The major cloud providers offer various options for storing data, with prices reflecting how often data is accessed, how much is stored, its availability and how it is backed up.
The world’s biggest cloud infrastructure service provider, Amazon Web Services (AWS), has just broadened its storage options – revealing a new storage class for infrequently-accessed data.
The addition to AWS Simple Storage Service (S3) is called Standard: Infrequent Access storage. It provides a middle ground between the standard AWS storage offering for frequently-accessed data that needs to be available on demand and its Amazon Glacier service for data that is rarely touched – sometimes referred to as cold storage.
So how does this new AWS offering fit into the landscape of services offered by other cloud providers?
Here’s a comparison of the standard, reduced availability – for less-frequently accessed data – and cold-storage options from the major cloud service providers.

The storage offerings on each cloud platform differ but we have selected the closest options.
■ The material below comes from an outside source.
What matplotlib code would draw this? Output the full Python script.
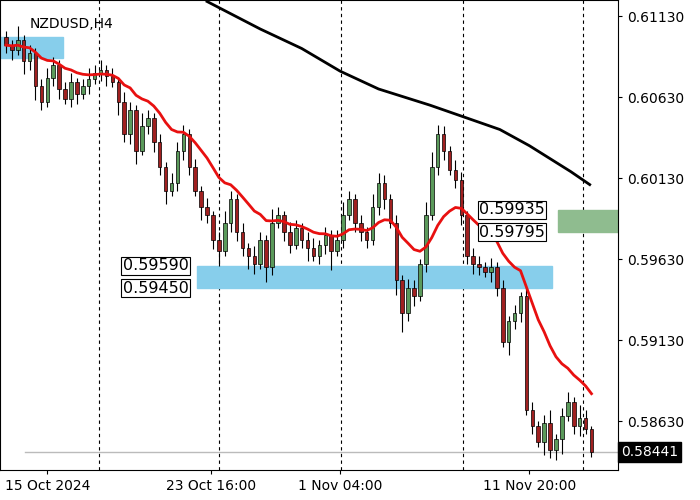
import matplotlib
matplotlib.use("Agg")
import matplotlib.pyplot as plt
import pandas as pd
from matplotlib.patches import Rectangle

closes = [0.6095,0.6092,0.6098,0.6085,0.6090,0.6070,0.6060,0.6075,0.6083,0.6068,0.6062,0.6072,0.6065,0.6070,0.6074,0.6078,0.6080,0.6076,0.6072,0.6060,
          0.6040,0.6055,0.6030,0.6045,0.6050,0.6035,0.6020,0.6005,0.6010,0.6030,0.6040,0.6020,0.6005,0.5995,0.5990,0.5975,0.5968,0.5985,0.6000,0.5980,
          0.5970,0.5965,0.5960,0.5975,0.5958,0.5985,0.5990,0.5980,0.5972,0.5982,0.5975,0.5970,0.5965,0.5972,0.5978,0.5968,0.5975,0.5990,0.6000,0.5985,
          0.5980,0.5975,0.5995,0.6010,0.6000,0.5985,0.5950,0.5930,0.5945,0.5940,0.5960,0.5990,0.6020,0.6040,0.6030,0.6018,0.6012,0.5990,0.5965,0.5960,
          0.5958,0.5955,0.5958,0.5945,0.5912,0.5925,0.5930,0.5940,0.5870,0.5860,0.5850,0.5862,0.5845,0.5852,0.5866,0.5875,0.5860,0.5865,0.5858,0.5844]
first_open = 0.6100
wick_up = [4,3,9,3,5,3,4,6,5,3,4,6,3,4,7,5,6,3,5,3,
           6,5,3,8,5,3,5,3,6,5,6,3,5,3,6,3,5,8,5,3,
           5,3,6,5,3,9,5,3,6,5,3,5,6,3,5,3,6,8,5,3,
           5,3,8,6,5,3,5,3,6,5,3,8,9,6,5,3,6,5,3,5,
           5,3,6,3,5,3,5,3,6,5,3,5,8,3,5,6,3,8,5,2]
wick_dn = [5,6,3,8,5,9,5,3,5,6,3,5,6,3,5,3,5,6,3,8,
           5,6,8,3,5,6,5,8,3,5,6,5,3,8,5,6,9,3,5,6,
           5,8,6,3,9,5,3,6,5,3,5,8,3,5,6,12,3,5,3,5,
           6,5,3,5,6,3,9,12,5,6,3,5,3,5,6,3,5,6,5,6,
           5,3,6,5,3,8,5,6,3,5,3,8,5,6,9,3,5,6,3,3]
ma200_idx = [34, 43, 50, 56.5, 63, 71.7, 78, 83.5, 88.5, 92, 95.5, 98.7]
ma200 = [0.6122, 0.6105, 0.6093, 0.6079, 0.6068, 0.6058, 0.6050, 0.6043, 0.6033, 0.6025, 0.6017, 0.6009]

tick_labels = ["15 Oct 2024", "23 Oct 16:00", "1 Nov 04:00", "11 Nov 20:00"]
tick_pos = [7, 34.6, 56.5, 88.5]
vlines = [15.7, 36.1, 56.7, 77.2, 97.6]
yticks = [0.61130, 0.60630, 0.60130, 0.59630, 0.59130, 0.58630]

opens = [first_open] + closes[:-1]
pip = 0.0001
fig = plt.figure(figsize=(7, 5), dpi=100)
ax = fig.add_axes([0.0, 0.06, 0.883, 0.94])
n = len(closes)
for i in range(n):
    o, c = opens[i], closes[i]
    hi = max(o, c) + wick_up[i] * pip
    lo = min(o, c) - wick_dn[i] * pip
    col = '#5b9a5b' if c >= o else '#a02020'
    ax.vlines(i, lo, hi, color='black', lw=0.8, zorder=3)
    ax.add_patch(Rectangle((i - 0.3, min(o, c)), 0.6, max(abs(c - o), 0.00004),
                           facecolor=col, edgecolor='black', lw=0.5, zorder=4))
ema = pd.Series(closes).ewm(span=16, adjust=False).mean()
ax.plot(range(n), ema, color='#e81010', lw=2, zorder=5)
ax.plot(ma200_idx, ma200, color='black', lw=2, zorder=5)
ax.axhline(0.58441, color='#bbbbbb', lw=1, xmin=0.04, zorder=1)
for v in vlines:
    ax.axvline(v, color='black', ls=(0, (3, 3)), lw=0.8, zorder=1)
ax.add_patch(Rectangle((-1, 0.6087), 10.7, 0.0013, color='#87ceeb', zorder=2))
ax.add_patch(Rectangle((32.3, 0.59450), 60, 0.0014, color='#87ceeb', zorder=2))
ax.add_patch(Rectangle((93.3, 0.59795), 12, 0.0014, color='#8fbc8f', zorder=2))
for y in (0.59590, 0.59450):
    ax.text(30.9, y, f"{y:.5f}", fontsize=11.5, va='center', ha='right', zorder=6,
            bbox=dict(facecolor='white', edgecolor='black', lw=0.8, pad=1))
for y in (0.59935, 0.59795):
    ax.text(80.0, y, f"{y:.5f}", fontsize=11.5, va='center', ha='left', zorder=6,
            bbox=dict(facecolor='white', edgecolor='black', lw=0.8, pad=1))
ax.text(4, 0.6108, "NZDUSD,H4", fontsize=10, va='center')
ax.set_xlim(-1, 103.5)
ax.set_ylim(0.58329, 0.61229)
ax.yaxis.tick_right()
ax.set_yticks(yticks)
ax.set_yticklabels([f"{y:.5f}" for y in yticks], fontsize=10)
ax.set_xticks(tick_pos)
ax.set_xticklabels(tick_labels, fontsize=10)
ax.tick_params(length=3)
ax.text(1.005, 0.58441, "0.58441", transform=ax.get_yaxis_transform(), fontsize=10,
        color='white', va='center', ha='left', bbox=dict(facecolor='black', pad=2))
fig.savefig("out.png", dpi=100)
In the chart we chose to use pricing for Azure Zone Redundant Storage (ZRS), which is closest to the other platforms’ standard offerings. Azure doesn’t really have a good equivalent for a reduced-availability or cold-storage option to use in the comparison. For most options, the price per GB falls as the data stored increases.
The storage costs don’t tell the whole story. Each service charges differing amounts for accessing data and moving it out of storage. For example, the new AWS reduced-availability storage option has a lower per gigabyte storage cost compared with standard storage, but a higher cost for data retrieval.
Because Glacier and Google’s Nearline cold storage offering are intended for rarely-accessed data, users will be charged extra if they retrieve or delete more than set quantities of data in a specific period. More details on these charges for Glacier are available here and for Nearline here.
Performance of each offering also differs. While AWS Glacier storage can take a maximum of five hours to make your data available, Google says Nearline makes it available in seconds.
The availability of data varies according to the class of service, with AWS standard storage offering four nines (99.99 percent) availability, while Google Standard Storage and Azure ZRS are on three nines (99.9 percent). For Google’s Durable Reduced Availability Storage, AWS’ Standard: Infrequent Access Storage and Google Nearline Storage availability falls to two nines (99 percent).
Standard storage options on AWS, Azure and Google copy data to multiple devices across multiple datacenters within a region.
Earlier this year analyst house Gartner ranked AWS, Google and Microsoft as the leading cloud storage providers for public cloud storage.